И тут до меня дошло. Я поднял брови в удивлении. Аж сигарета выпала из рук. Передо мной сейчас сидел не гений криминального мира, никакой не Мориарти, и даже не Локи. Передо мной сейчас сидел обиженный ребёнок, обделённый любовью и вниманием. Птица тоже хотел быть кому-нибудь нужным. Тоже хотел радости жизни. Но не получив её от меня, ото всех вокруг, захотел взять всё это единственным, что у него имелось в наличии — силой.
Как только я осознал эту правду, мне не оставалось иного выбора, кроме как принять свою собственную тьму и… смириться с ней. Поэтому, когда я встал со стула и приблизился к Птице, то обнял его. Настолько крепко, насколько мог. От этого он опешил да замер безмолвно.
— Давай прекратим войну? Нам нет нужды каждый раз сражаться за место в теле и подавлять друг друга. Мы можем… помириться, принять друг друга. И тогда всё моё станет твоим, а всё твоё — моим. Всю твою боль я готов разделить, а тебе я готов отдать все мои надежды и страхи. Прошу тебя, Птица… Я хочу мира!
— Мира?! После всего что было?! Ты сейчас, сука, издеваешься надо мной?
— Нет. Я говорю всерьёз.
Мой двойник рассмеялся мне в ухо, затем он резко оттолкнул меня, и исчез со словами:
— Никогда!
***
Когда Олег вернулся, то застал шокирующую для него картину: я с метлой в руках пытающийся хоть как-то прибраться в этом бардаке. От него так же не ускользнул мой весьма потрёпанный вид, пара новых царапин на лице, да кровоточащие мозоли на ладонях.

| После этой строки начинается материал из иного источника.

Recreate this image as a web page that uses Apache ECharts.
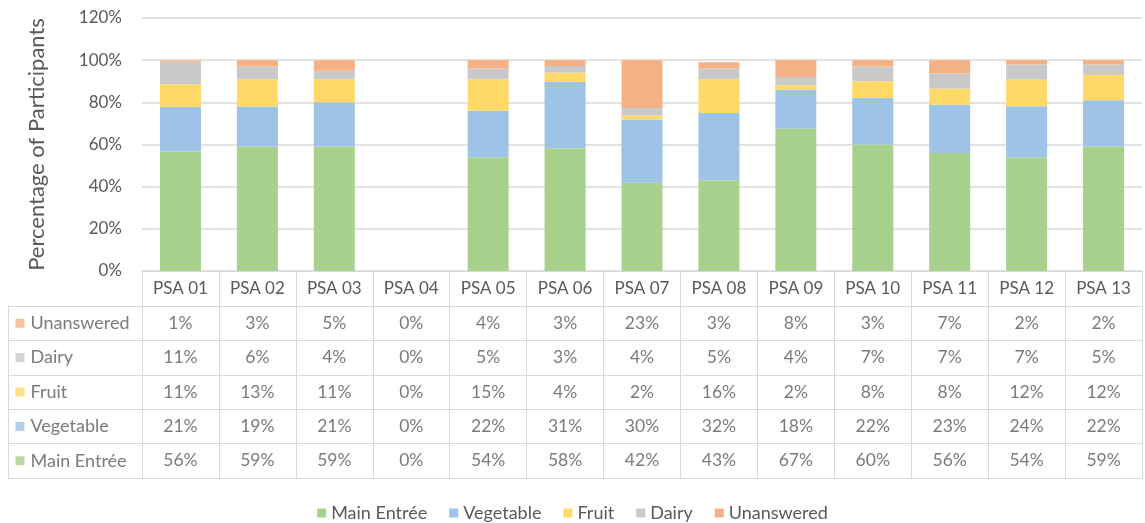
<!DOCTYPE html>
<html>
<head>
<meta charset="utf-8">
<script src="https://cdn.jsdelivr.net/npm/echarts@6/dist/echarts.min.js"></script>
<style>
  html, body { margin: 0; padding: 0; background: #fff; }
  #chart { width: 1145px; height: 523px; }
</style>
</head>
<body>
<div id="chart"></div>
<script>
var categories = ['PSA 01', 'PSA 02', 'PSA 03', 'PSA 04', 'PSA 05', 'PSA 06', 'PSA 07',
                  'PSA 08', 'PSA 09', 'PSA 10', 'PSA 11', 'PSA 12', 'PSA 13'];

// bar heights (unrounded)
var mainEntreeBar = [56.7, 59, 59, 0, 54, 58.2, 41.8, 43, 67.6, 60, 56, 54, 59];
var vegetableBar  = [21.1, 19, 21, 0, 22, 31.4, 30.1, 32, 18.3, 22, 22.9, 24.1, 22];
var fruitBar      = [10.8, 13, 11, 0, 15, 4.4, 1.9, 16, 2.2, 8, 7.6, 12.7, 12];
var dairyBar      = [10.6, 6, 4, 0, 5, 3.2, 3.5, 5, 3.9, 7, 7.2, 7.1, 5];
var unansweredBar = [0.8, 3, 5, 0, 4, 2.8, 22.7, 3, 8, 3, 6.3, 2.1, 2];

// rounded values printed in the data table
var mainEntree  = [56, 59, 59, 0, 54, 58, 42, 43, 67, 60, 56, 54, 59];
var vegetable   = [21, 19, 21, 0, 22, 31, 30, 32, 18, 22, 23, 24, 22];
var fruit       = [11, 13, 11, 0, 15,  4,  2, 16,  2,  8,  8, 12, 12];
var dairy       = [11,  6,  4, 0,  5,  3,  4,  5,  4,  7,  7,  7,  5];
var unanswered  = [ 1,  3,  5, 0,  4,  3, 23,  3,  8,  3,  7,  2,  2];

var yTicks = [0, 20, 40, 60, 80, 100, 120];

var groups = [
  { name: 'Main Entrée', bar: mainEntreeBar, data: mainEntree, color: '#A9D18E' },
  { name: 'Vegetable',   bar: vegetableBar,  data: vegetable,  color: '#9DC3E6' },
  { name: 'Fruit',       bar: fruitBar,      data: fruit,      color: '#FFD966' },
  { name: 'Dairy',       bar: dairyBar,      data: dairy,      color: '#C9C9C9' },
  { name: 'Unanswered',  bar: unansweredBar, data: unanswered, color: '#F4B183' }
];
var rowNames = groups.map(function (g) { return g.name; });

var font = 'Lato';
var txt = '#595959';
var line = '#D9D9D9';

var myChart = echarts.init(document.getElementById('chart'));

var series = [];
groups.forEach(function (g) {
  series.push({
    name: g.name,
    type: 'bar',
    stack: 'total',
    barWidth: 41,
    xAxisIndex: 0,
    yAxisIndex: 0,
    itemStyle: { color: g.color },
    data: g.bar
  });
});

// table cells
var cells = [];
groups.forEach(function (g) {
  g.data.forEach(function (v, i) {
    cells.push([categories[i], g.name, v]);
  });
});
series.push({
  name: 'cells',
  type: 'scatter',
  xAxisIndex: 1,
  yAxisIndex: 1,
  silent: true,
  symbolSize: 1,
  itemStyle: { color: 'rgba(0,0,0,0)' },
  label: {
    show: true,
    position: 'inside',
    color: txt,
    fontFamily: font,
    fontSize: 17.5,
    formatter: function (p) { return p.value[2] + '%'; }
  },
  data: cells
});

// row labels with colour keys
series.push({
  name: 'rows',
  type: 'scatter',
  xAxisIndex: 2,
  yAxisIndex: 2,
  silent: true,
  symbol: 'rect',
  symbolSize: 9,
  label: {
    show: true,
    position: 'right',
    distance: 6,
    color: txt,
    fontFamily: font,
    fontSize: 18,
    formatter: function (p) { return p.value[1]; }
  },
  data: groups.map(function (g) {
    return { value: [12, g.name], itemStyle: { color: g.color } };
  })
});

var option = {
  animation: false,
  backgroundColor: '#fff',
  textStyle: { fontFamily: font, color: txt },
  legend: {
    data: rowNames,
    left: 'center',
    top: 499,
    itemWidth: 9,
    itemHeight: 9,
    itemGap: 22,
    icon: 'rect',
    textStyle: { color: txt, fontFamily: font, fontSize: 18 }
  },
  grid: [
    { left: 142, right: 3, top: 18, height: 253 },
    { left: 142, right: 3, top: 306, height: 172 },
    { left: 8, width: 134, top: 306, height: 172 }
  ],
  xAxis: [
    {
      gridIndex: 0,
      type: 'category',
      data: categories,
      axisLine: { lineStyle: { color: line } },
      axisTick: { show: true, interval: 0, length: 35, lineStyle: { color: line } },
      axisLabel: { color: txt, fontFamily: font, fontSize: 17, margin: 9, interval: 0 }
    },
    {
      gridIndex: 1,
      type: 'category',
      data: categories,
      axisLine: { show: true, lineStyle: { color: line } },
      axisTick: { show: false },
      axisLabel: { show: false },
      splitLine: { show: true, interval: 0, lineStyle: { color: line } }
    },
    {
      gridIndex: 2,
      type: 'value',
      min: 0,
      max: 134,
      show: false
    }
  ],
  yAxis: [
    {
      gridIndex: 0,
      type: 'value',
      min: 0,
      max: 120,
      interval: 20,
      name: 'Percentage of Participants',
      nameLocation: 'middle',
      nameGap: 94,
      nameTextStyle: { color: txt, fontFamily: font, fontSize: 22 },
      axisLine: { show: false },
      axisTick: { show: false },
      axisLabel: {
        color: txt, fontFamily: font, fontSize: 17, margin: 20,
        formatter: function (v) { return yTicks.indexOf(v) >= 0 ? v + '%' : ''; }
      },
      splitLine: { lineStyle: { color: line, width: 1.5 } }
    },
    {
      gridIndex: 1,
      type: 'category',
      data: rowNames,
      axisLine: { show: true, lineStyle: { color: line } },
      axisTick: { show: false },
      axisLabel: { show: false },
      splitLine: { show: true, interval: 0, lineStyle: { color: line } }
    },
    {
      gridIndex: 2,
      type: 'category',
      data: rowNames,
      axisLine: { show: true, lineStyle: { color: line } },
      axisTick: { show: false },
      axisLabel: { show: false },
      splitLine: { show: true, interval: 0, lineStyle: { color: line } }
    }
  ],
  series: series
};

myChart.setOption(option);
</script>
</body>
</html>
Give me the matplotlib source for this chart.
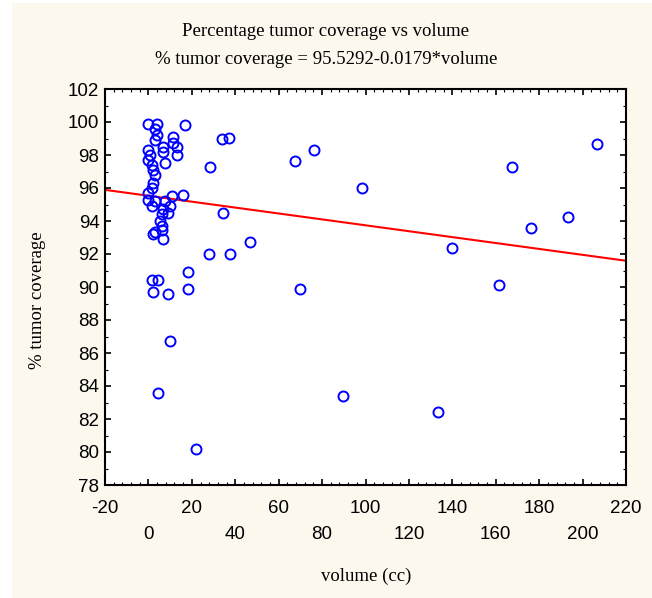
import numpy as np
import matplotlib
matplotlib.use("Agg")
import matplotlib.pyplot as plt
from matplotlib.patches import Rectangle
from matplotlib.ticker import MultipleLocator

# data: volume (cc) and % tumor coverage
volume = [0.0, 3.8, 3.0, 16.9, 3.8, 11.5, 3.0, 6.9, 11.5, 13.0,
          0.0, 0.7, 6.9, 13.0, 0.0, 7.6, 1.5, 2.3, 3.0, 2.3,
          1.5, 0.0, 0.0, 3.0, 7.6, 10.7, 16.1, 1.5, 6.9, 9.9,
          6.1, 9.2, 5.3, 6.1, 3.0, 6.1, 2.3, 6.9,
          28.4, 33.8, 37.2, 34.2, 28.0, 37.4, 47.0, 18.4, 1.5, 4.6,
          2.0, 9.2, 18.4, 9.9, 4.3, 21.8, 67.5, 76.3, 98.4, 69.8,
          89.5, 133.5, 139.7, 161.6, 167.3, 176.1, 193.4, 206.8]
coverage = [99.9, 99.9, 99.6, 99.8, 99.2, 99.1, 98.9, 98.5, 98.7, 98.5,
            98.3, 98.0, 98.2, 98.0, 97.7, 97.5, 97.4, 97.1, 96.8, 96.3,
            96.0, 95.7, 95.3, 95.2, 95.2, 95.5, 95.6, 94.9, 94.7, 94.9,
            94.4, 94.5, 94.0, 93.7, 93.35, 93.45, 93.2, 92.9,
            97.25, 98.95, 99.05, 94.5, 92.0, 92.0, 92.75, 90.9, 90.4, 90.4,
            89.7, 89.6, 89.9, 86.7, 83.55, 80.2, 97.65, 98.3, 96.0, 89.85,
            83.4, 82.45, 92.35, 90.1, 97.25, 93.6, 94.25, 98.65]

# fitted line from the subtitle
intercept = 95.5292
slope = -0.0179

x_ticks = list(range(-20, 221, 20))
y_ticks = list(range(78, 103, 2))

beige = "#fdf8ee"
serif = "Liberation Serif"
sans = "Liberation Sans"

fig = plt.figure(figsize=(6.52, 5.98), dpi=100)
fig.patch.set_facecolor("white")
fig.add_artist(Rectangle((12 / 652, 0), 1, 595 / 598, transform=fig.transFigure,
                         facecolor=beige, edgecolor="none", zorder=-5))

ax = fig.add_axes([105 / 652, 1 - 485 / 598, 521 / 652, 396 / 598])
ax.set_facecolor("white")

xs = np.array([-20, 220])
ax.plot(xs, intercept + slope * xs, color="red", lw=1.5, zorder=2)
ax.plot(volume, coverage, "o", ms=7.2, mfc="none", mec="blue", mew=1.4, zorder=3)

ax.set_xlim(-20, 220)
ax.set_ylim(78, 102)
ax.set_xticks(x_ticks)
ax.set_xticklabels([str(v) if i % 2 == 0 else "\n" + str(v) for i, v in enumerate(x_ticks)],
                   family=sans, fontsize=13.5, linespacing=1.75)
ax.set_yticks(y_ticks)
ax.set_yticklabels([str(v) for v in y_ticks], family=sans, fontsize=13.5)
ax.xaxis.set_minor_locator(MultipleLocator(4))
ax.yaxis.set_minor_locator(MultipleLocator(1))
ax.tick_params(which="both", direction="in", top=True, right=True, color="black")
ax.tick_params(which="major", length=4, width=1.2)
ax.tick_params(which="minor", length=2, width=0.8)
ax.tick_params(axis="x", which="major", pad=10.5)
ax.tick_params(axis="y", which="major", pad=4)
for s in ax.spines.values():
    s.set_linewidth(1.5)

fig.text(0.5, 1 - 32 / 598, "Percentage tumor coverage vs volume", ha="center", va="center",
         family=serif, fontsize=13.5)
fig.text(0.5, 1 - 60 / 598, "% tumor coverage = 95.5292-0.0179*volume", ha="center", va="center",
         family=serif, fontsize=13.5)
fig.text(38 / 652, 1 - 300 / 598, "% tumor coverage", rotation=90, ha="center", va="center",
         family=serif, fontsize=13.5)
fig.text(366 / 652, 1 - 576 / 598, "volume (cc)", ha="center", va="center",
         family=serif, fontsize=13.5)

fig.savefig("out.png", dpi=100)
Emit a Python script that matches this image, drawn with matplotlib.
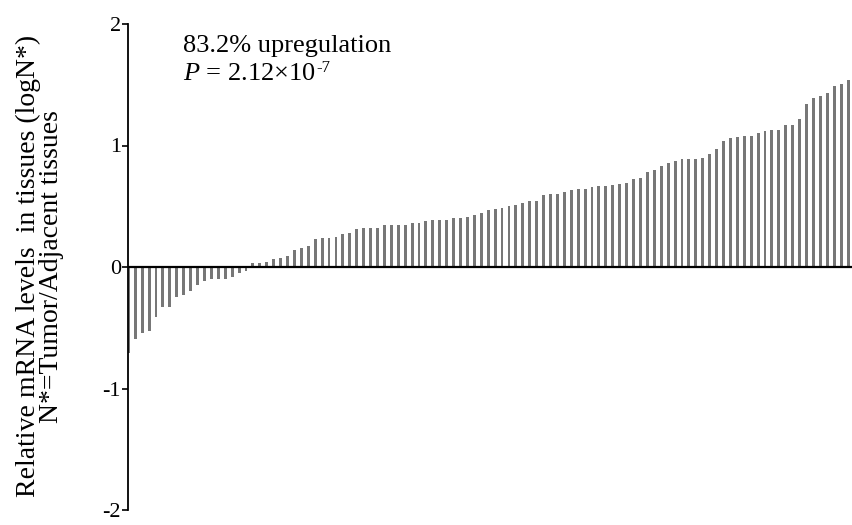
import matplotlib
matplotlib.use("Agg")
import matplotlib.pyplot as plt
import numpy as np

# log ratio (tumor / adjacent) per sample, sorted ascending
log_ratio = [
    -0.71, -0.59, -0.54, -0.53, -0.41, -0.33, -0.33, -0.25, -0.23, -0.20,
    -0.15, -0.115, -0.10, -0.10, -0.095, -0.085, -0.05, -0.03,
    0.03, 0.03, 0.045, 0.065, 0.07, 0.09, 0.14, 0.16, 0.17, 0.23,
    0.235, 0.24, 0.25, 0.27, 0.28, 0.31, 0.32, 0.325, 0.325, 0.345,
    0.345, 0.345, 0.345, 0.365, 0.365, 0.375, 0.385, 0.385, 0.39, 0.40,
    0.40, 0.41, 0.43, 0.445, 0.47, 0.48, 0.485, 0.50, 0.51, 0.525,
    0.54, 0.54, 0.595, 0.60, 0.60, 0.62, 0.63, 0.64, 0.645, 0.66,
    0.67, 0.67, 0.675, 0.685, 0.69, 0.725, 0.73, 0.78, 0.80, 0.83,
    0.86, 0.87, 0.885, 0.89, 0.89, 0.90, 0.93, 0.975, 1.04, 1.06,
    1.07, 1.08, 1.08, 1.105, 1.12, 1.125, 1.125, 1.165, 1.165, 1.22,
    1.34, 1.39, 1.41, 1.435, 1.49, 1.51, 1.54,
]
y_ticks = [-2, -1, 0, 1, 2]
y_label = "Relative mRNA levels  in tissues (logN*)\nN*=Tumor/Adjacent tissues"
note_line1 = "83.2% upregulation"
note_line2 = r"$P$ = 2.12×10"
note_exp = "-7"

plt.rcParams["font.family"] = "Liberation Serif"
plt.rcParams["mathtext.fontset"] = "custom"
plt.rcParams["mathtext.rm"] = "Liberation Serif"
plt.rcParams["mathtext.it"] = "Liberation Serif:italic"
plt.rcParams["axes.unicode_minus"] = False

fig = plt.figure(figsize=(8.52, 5.25), dpi=100)
ax = fig.add_axes([128 / 852, 15 / 525, 724 / 852, 486 / 525])

x = np.arange(len(log_ratio))
ax.bar(x, log_ratio, width=0.42, color="#777777", linewidth=0, zorder=2)
ax.axhline(0, color="black", linewidth=1.6, zorder=3)

ax.set_xlim(-0.05, 104.57)
ax.set_ylim(-2, 2)
ax.set_yticks(y_ticks)
ax.set_yticklabels([str(t) for t in y_ticks], fontsize=16)
ax.tick_params(axis="y", direction="out", length=4, width=1.2, pad=1)
ax.set_xticks([])

for side in ["top", "right", "bottom"]:
    ax.spines[side].set_visible(False)
ax.spines["left"].set_linewidth(1.3)

fig.text(40 / 852, 0.493, y_label, rotation=90, ha="center", va="center",
         fontsize=20, linespacing=0.92)

ax.text(0.076, 0.942, note_line1, transform=ax.transAxes, fontsize=19,
        ha="left", va="baseline")
p_txt = ax.text(0.076, 0.885, note_line2, transform=ax.transAxes,
                fontsize=19, ha="left", va="baseline")
# exponent set as a small raised label after "10"
ax.annotate(note_exp, xy=(1, 1), xycoords=p_txt, xytext=(0.8, 2),
            textcoords="offset points", fontsize=12, ha="left", va="top")

fig.savefig("out.png", dpi=100)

— Птица? — догадался Волков.
— Птица, — подтвердил я. — Он становится всё сильнее. И тебе стоит знать, что он хочет убить тебя. Возьми из ящика скальпель. Не спрашивай меня откуда он там. Просто возьми и выброси где-нибудь. Я… Я боюсь, что скоро окончательно потеряю над ним контроль…
— Может стоит подобрать для тебя курс подавляющих препаратов?
— Нет! — резко возразил я. — Прошу, не надо. Не сейчас! Я только-только…
— Что? Ты разговаривал с ним? Серёж, это же против правил! Ты знаешь, что за это полагается.
— Знаю, но…
— В клетку! Живо! Я сам всё приберу.
— Олег, послушай меня…
— Поговорим после твоего наказания. Обещаю.
— Хорошо.
И бросив метлу, я добровольно запер себя в собачьей клетке. Волков в это время «взял флаг в руки», продолжил с того места, где я остановился. У него прибираться получалось куда лучше и эффективнее, чем у меня. Патефон жалко. Телевизор тоже. Но что поделать? Такой уж мой внутренний демон: буйный, импульсивный, и крайне драматичный. Я никогда не прощу его за то, сколько бедствий он обрушил на мою родину, и за то, сколько жизней отнял. Тем не менее, я могу попытаться отпустить прошлое, примириться с правдой, какой бы она ни была, и начать двигаться дальше. А раз уж Птица — это тот, кто всегда будет во мне, то лучшее, что я могу сделать — это принять его. И больше не отвергать. Не пытаться контролировать, подавлять и отторгать как нечто инородное, а просто… принять.
Примечание
♫⋆。♪ ₊˚♬ ゚.Я оглядываюсь назад, но там пустота♫⋆。♪ ₊˚♬ ゚.
♫⋆。♪ ₊˚♬ ゚.Твой смех за спиной взрывает мой мозг, сводит меня с ума.♫⋆。♪ ₊˚♬ ゚.
♫⋆。♪ ₊˚♬ ゚.Пытаюсь понять, когда оступился и когда отпустил, ♫⋆。♪ ₊˚♬ ゚.
♫⋆。♪ ₊˚♬ ゚.Ту нитку, которой однажды связал, тебя и свой мир….тебя и свой мир♫⋆。♪ ₊˚♬ ゚.